O longo martírio, de 35 a 45 minutos em que sofreu violências sexuais em pleno centro do Cairo lotado de manifestantes, se repete. No Egito, todos os testemunhos convergem para o mesmo tipo de violência vivida pela jornalista Lara Logan, correspondente da rede de TV CBS, a primeira a dizer publicamente ter sido atacada em 11 de janeiro de 2011.
Graças ao relato da sul-africana, o mundo começou a descobrir o horror dos ataques e estupros em massa na Praça Tahrir, que voltaram a acontecer nos protestos de 30 de junho e 1º de julho e deixaram pelo menos 91 vítimas, em cálculos da Human Rights Watch.
O que pouco se é diz é que o espetáculo de barbárie da Praça Tahrir é apenas a ponta do iceberg da violência contra a mulher no Egito – onde a revolução sexual ainda não aconteceu. Dados de ONGs locais indicam que 83% das mulheres confirmam já terem sido vítimas de agressões ou de assédio sexual no país.
Ao longo dos últimos 10 dias, o Estado ouviu vítimas de estupros na praça Tahrir, feministas, ativistas de direitos humanos, ONGs e sociólogos para tentar entender o fenômeno.
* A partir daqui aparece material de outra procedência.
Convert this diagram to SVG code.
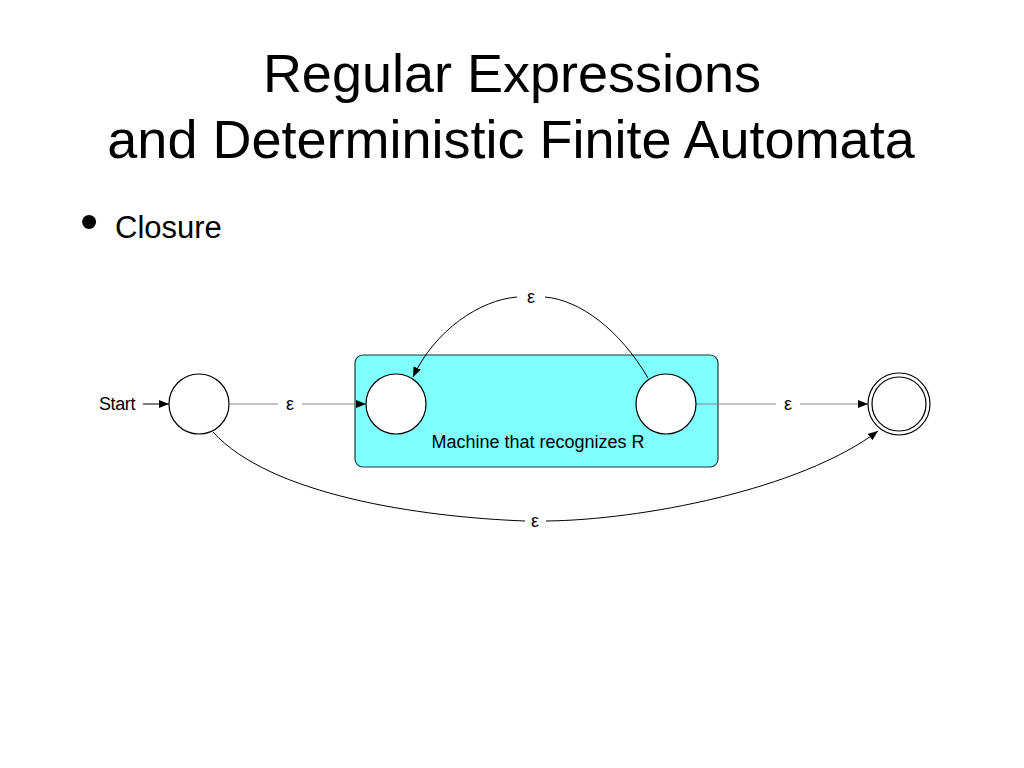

Entre os relatos, estão histórias de perseguições nas ruas, insultos em público, discriminação constante, maus tratos e, claro, agressões sexuais.
Não bastasse, o Egito é o recordista mundial de mulheres que sofrem excisão – a mutilação sexual por amputação do clitóris. Dados da Organização Mundial da Saúde (OMS) de 2008 indicam que pelo menos 50% das egípcias com idade entre 10 e 18 anos passaram pela “cirurgia”.
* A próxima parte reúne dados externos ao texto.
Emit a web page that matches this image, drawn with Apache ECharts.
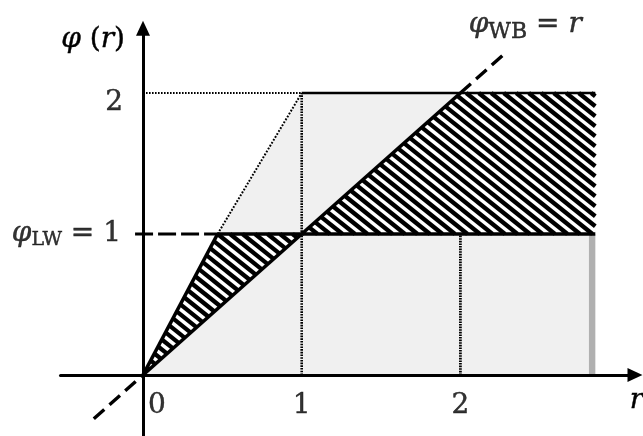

Nos arredores de Luxor, a 700 quilômetros ao sul do Cairo, esse porcentual chega a 99%, tornando epidêmicos problemas como hemorragias graves, cistos repetidos, riscos de reabertura da cicatriz durante o parto e dores – em lugar de prazer – no ato sexual.
A discriminação e o menosprezo são tão graves e enraizados que em 2012 Azza al-Garf, do Partido Justiça e Liberdade, o braço político da Irmandade Muçulmana, defendeu com todas as letras o fim da proibição legal à mutilação, sob o argumento de que se trata de uma “cirurgia estética para embelezamento” da mulher. Detalhe: Azza é mulher, é deputada e uma das únicas nove exceções entre 479 homens na câmara.
Além de pregar a mutilação feminina, a parlamentar nega que haja perseguição sexual e defende mais rigor na lei – já draconiana – de divórcios no país.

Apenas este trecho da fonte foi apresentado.